Face à cette éventualité, les oppositions ne sont pas désarmées. Le renoncement au 49.3 ne garantit pas au gouvernement d'éviter d'être renversé. Il le met à l'abri d'une motion de censure dite "provoquée" par l'utilisation de ce mécanisme. Mais il ne le protège en rien d'une motion de censure "spontanée". "Si on se fait balader, on enverra tout balader", promet Boris Vallaud, patron des députés PS, dans une interview à L'Humanité. L'usage de cette motion est seulement limitée par le nombre de signataires. Un député peut signer jusqu'à trois motions de censure au cours d'une même session parlementaire ordinaire, d'octobre à juin. C'est pourquoi le RN et l'UDR (le groupe d'Eric Ciotti, allié de celui de Marine Le Pen) ont déposé un texte signé seulement par 58 députés, le seuil minimum requis, qui correspond au dixième de députés, afin de ne pas griller toutes ses cartouches d'un coup.
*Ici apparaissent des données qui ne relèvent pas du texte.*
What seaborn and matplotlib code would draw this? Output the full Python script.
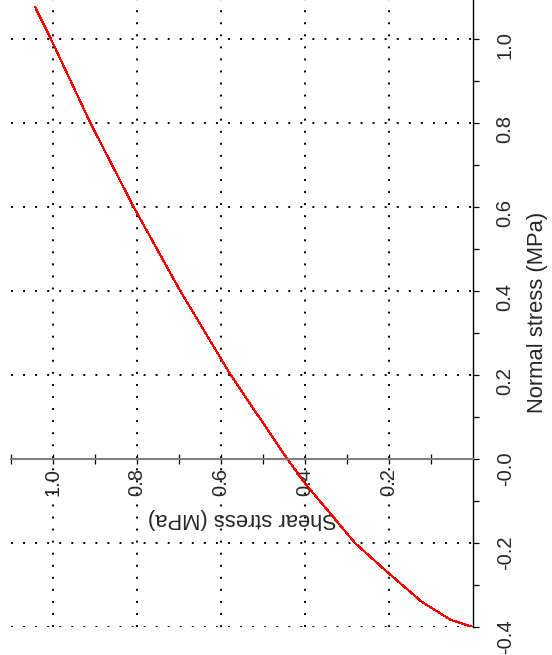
import matplotlib

matplotlib.use("Agg")
import matplotlib.pyplot as plt
import pandas as pd
import seaborn as sns
from matplotlib.ticker import FixedLocator

# failure envelope (MPa)
NORMAL_STRESS = [-0.4, -0.383, -0.34, -0.27, -0.2, -0.058, 0.0, 0.2, 0.4, 0.6, 0.8, 1.0, 1.077]
SHEAR_STRESS = [0.0, 0.053, 0.122, 0.203, 0.281, 0.4, 0.442, 0.577, 0.697, 0.808, 0.911, 1.005, 1.043]

NORMAL_TICKS = [-0.4, -0.2, 0.0, 0.2, 0.4, 0.6, 0.8, 1.0]
NORMAL_TICK_LABELS = ["-0.4", "-0.2", "-0.0", "0.2", "0.4", "0.6", "0.8", "1.0"]
NORMAL_MINOR_TICKS = [-0.3, -0.1, 0.1, 0.3, 0.5, 0.7, 0.9, 1.1]
SHEAR_TICKS = [0.2, 0.4, 0.6, 0.8, 1.0]
SHEAR_TICK_LABELS = ["0.2", "0.4", "0.6", "0.8", "1.0"]
SHEAR_MINOR_TICKS = [0.1, 0.3, 0.5, 0.7, 0.9, 1.1]

TICK_FONT_SIZE = 14.5
LABEL_FONT_SIZE = 15.8
DOTTED = (0, (1, 5.2))


def main() -> None:
    sns.set_style("ticks")
    plt.rcParams["font.family"] = ["Liberation Sans", "DejaVu Sans"]

    df = pd.DataFrame({"normal": NORMAL_STRESS, "shear": SHEAR_STRESS})

    fig = plt.figure(figsize=(5.52, 6.55), dpi=100)
    # the whole chart is turned a quarter turn: normal stress runs upwards,
    # shear stress runs to the left
    ax = fig.add_axes([0.0199, 0.0427, 0.837, 0.962])

    sns.lineplot(
        data=df, x="shear", y="normal", sort=False, estimator=None,
        color="#ff0000", linewidth=0.8, antialiased=False, ax=ax,
    )

    ax.set_xlim(1.1, 0.0)
    ax.set_ylim(-0.4, 1.1)

    # spines first: moving a spine resets the ticks of its axis
    ax.spines["left"].set_visible(False)
    ax.spines["top"].set_visible(False)
    ax.spines["right"].set_color("black")
    ax.spines["right"].set_linewidth(1.0)
    ax.spines["bottom"].set_position(("data", 0.0))
    ax.spines["bottom"].set_color("#808080")
    ax.spines["bottom"].set_linewidth(1.5)

    # normal stress axis on the right
    ax.yaxis.tick_right()
    ax.yaxis.set_label_position("right")
    ax.yaxis.set_major_locator(FixedLocator(NORMAL_TICKS))
    ax.yaxis.set_minor_locator(FixedLocator(NORMAL_MINOR_TICKS))
    ax.tick_params(axis="y", which="both", direction="out", length=4.3,
                   width=0.9, color="black", pad=12)
    ax.set_yticklabels(NORMAL_TICK_LABELS, rotation=90, fontsize=TICK_FONT_SIZE)
    ax.set_ylabel("Normal stress (MPa)", fontsize=LABEL_FONT_SIZE)
    ax.yaxis.set_label_coords(1.117, 0.5)

    # shear stress axis sits on normal stress = 0
    ax.xaxis.set_major_locator(FixedLocator(SHEAR_TICKS))
    ax.xaxis.set_minor_locator(FixedLocator(SHEAR_MINOR_TICKS))
    ax.tick_params(axis="x", which="both", direction="inout", length=7.2,
                   width=0.9, color="black", pad=2.9)
    ax.set_xticklabels(SHEAR_TICK_LABELS, rotation=90, fontsize=TICK_FONT_SIZE)
    ax.set_xlabel("Shear stress (MPa)", fontsize=LABEL_FONT_SIZE, rotation=180)
    ax.xaxis.set_label_coords(0.5, 0.189)

    ax.set_axisbelow(True)
    ax.grid(True, which="major", color="black", linestyle=DOTTED, linewidth=1.4)

    fig.savefig("out.png", dpi=100)


if __name__ == "__main__":
    main()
Le RN "se prépare toujours à une dissolution"
Cette menace d'une nouvelle motion de censure va planer jusqu'à la fin des débats, à partir du début du mois de décembre. "Avec cette promesse de non-censure des socialistes, on s'est acheté un peu moins de deux mois de tranquillité", estime, fataliste, un élu du bloc central. "Je suis sûr que ça ne tient pas longtemps. Il y a trop de pression de la base militante du PS et de LR pour une censure, juge le député RN Julien Odoul. Pendant cette période, on sera à l'Assemblée pour déposer nos amendements, mais on sera aussi en circonscription, car on se prépare toujours à une dissolution."
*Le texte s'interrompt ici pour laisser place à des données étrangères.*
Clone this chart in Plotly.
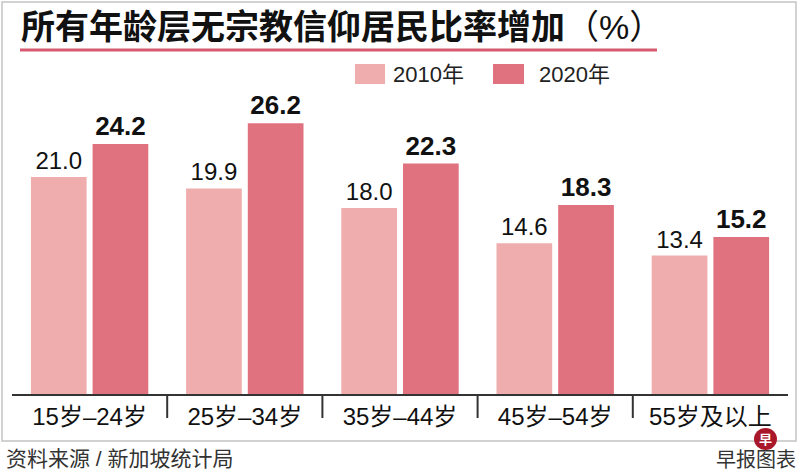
import plotly.graph_objects as go

# ---- data ----
categories = ["15岁–24岁", "25岁–34岁", "35岁–44岁", "45岁–54岁", "55岁及以上"]
rate_2010 = [21.0, 19.9, 18.0, 14.6, 13.4]
rate_2020 = [24.2, 26.2, 22.3, 18.3, 15.2]
series_names = ["2010年", "2020年"]
title_main = "所有年龄层无宗教信仰居民比率增加"
title_unit = "（%）"
source_text = "资料来源 / 新加坡统计局"
credit_text = "早报图表"
logo_char = "早"

# ---- style ----
C2010 = "#F0ADAE"
C2020 = "#E0727F"
FONT = "Liberation Sans, Noto Sans CJK SC, sans-serif"
W, H = 800, 471
L, R, T, B = 12, 12, 70, 77
pw, ph = W - L - R, H - T - B


def px(x):
    return (x - L) / pw


def py(y):
    return (H - B - y) / ph


fig = go.Figure()
fig.add_trace(go.Bar(
    x=categories, y=rate_2010, name=series_names[0], marker_color=C2010,
    marker_line_width=0, text=[f"{v:.1f}" for v in rate_2010],
    textposition="outside", textfont=dict(size=24, color="#111", family=FONT),
    constraintext="none", cliponaxis=False))
fig.add_trace(go.Bar(
    x=categories, y=rate_2020, name=series_names[1], marker_color=C2020,
    marker_line_width=0, text=[f"<b>{v:.1f}</b>" for v in rate_2020],
    textposition="outside", textfont=dict(size=26, color="#111", family=FONT),
    constraintext="none", cliponaxis=False))

shapes = []
# outer frame
shapes.append(dict(type="rect", xref="paper", yref="paper",
                   x0=px(2), x1=px(796), y0=py(2), y1=py(441),
                   line=dict(color="#C4C4C4", width=1.5), layer="below"))
# title underline
shapes.append(dict(type="line", xref="paper", yref="paper",
                   x0=px(20), x1=px(657), y0=py(50), y1=py(50),
                   line=dict(color="#D65A70", width=3)))
# category separators
for i in range(len(categories) - 1):
    shapes.append(dict(type="line", xref="x", yref="paper",
                       x0=i + 0.5, x1=i + 0.5, y0=0, y1=py(418),
                       line=dict(color="#333", width=2)))
# legend swatches
shapes.append(dict(type="rect", xref="paper", yref="paper",
                   x0=px(355), x1=px(385), y0=py(64), y1=py(84),
                   fillcolor=C2010, line_width=0))
shapes.append(dict(type="rect", xref="paper", yref="paper",
                   x0=px(493), x1=px(524), y0=py(64), y1=py(84),
                   fillcolor=C2020, line_width=0))
# logo circle
shapes.append(dict(type="circle", xref="paper", yref="paper",
                   x0=px(754), x1=px(777), y0=py(428), y1=py(450),
                   fillcolor="#A8182A", line_width=0))

annotations = [
    dict(text=f"<b>{title_main}</b>{title_unit}", xref="paper", yref="paper",
         x=px(19), y=py(27), xanchor="left", yanchor="middle", showarrow=False,
         font=dict(size=34, color="#111", family=FONT)),
    dict(text=series_names[0], xref="paper", yref="paper",
         x=px(391), y=py(74), xanchor="left", yanchor="middle", showarrow=False,
         font=dict(size=22, color="#222", family=FONT)),
    dict(text=series_names[1], xref="paper", yref="paper",
         x=px(537), y=py(74), xanchor="left", yanchor="middle", showarrow=False,
         font=dict(size=22, color="#222", family=FONT)),
    dict(text=source_text, xref="paper", yref="paper",
         x=px(4), y=py(458), xanchor="left", yanchor="middle", showarrow=False,
         font=dict(size=21, color="#333", family=FONT)),
    dict(text=credit_text, xref="paper", yref="paper",
         x=px(798), y=py(460), xanchor="right", yanchor="middle", showarrow=False,
         font=dict(size=20, color="#333", family=FONT)),
    dict(text=f"<b>{logo_char}</b>", xref="paper", yref="paper",
         x=px(765.5), y=py(439), xanchor="center", yanchor="middle", showarrow=False,
         font=dict(size=13, color="white", family=FONT), borderpad=0),
]

fig.update_layout(
    width=W, height=H,
    margin=dict(l=L, r=R, t=T, b=B, pad=0),
    paper_bgcolor="white", plot_bgcolor="white",
    barmode="group", bargap=0.205, bargroupgap=0.097,
    showlegend=False,
    shapes=shapes, annotations=annotations,
    font=dict(family=FONT),
)
fig.update_xaxes(showline=True, linecolor="#333", linewidth=2, ticks="",
                 showgrid=False, tickfont=dict(size=24, color="#111", family=FONT),
                 ticklabelstandoff=0)
fig.update_yaxes(range=[0, 31.36], visible=False, showgrid=False)

fig.write_html("out.html")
Vote final avec adoption ou rejet, censure ou recours aux ordonnances, ce sera l'heure de vérité, une nouvelle fois pour le nouveau gouvernement. "Je ne sais pas comment ça va être tranché à la fin, analyse la communiste Elsa Faucillon. Mais ce que je vois, c'est que Sébastien Lecornu a réussi pour l'instant à renverser le récit et à faire porter la charge de la responsabilité sur les parlementaires plutôt que sur lui-même ou sur Emmanuel Macron. C'est une façon de dire : 'Regardez, les parlementaires n'y arrivent pas', si un budget n'est pas voté à la fin." Une manière de les rendre responsables en cas de nouvel échec, qui pourrait entraîner une nouvelle dissolution du président de la République.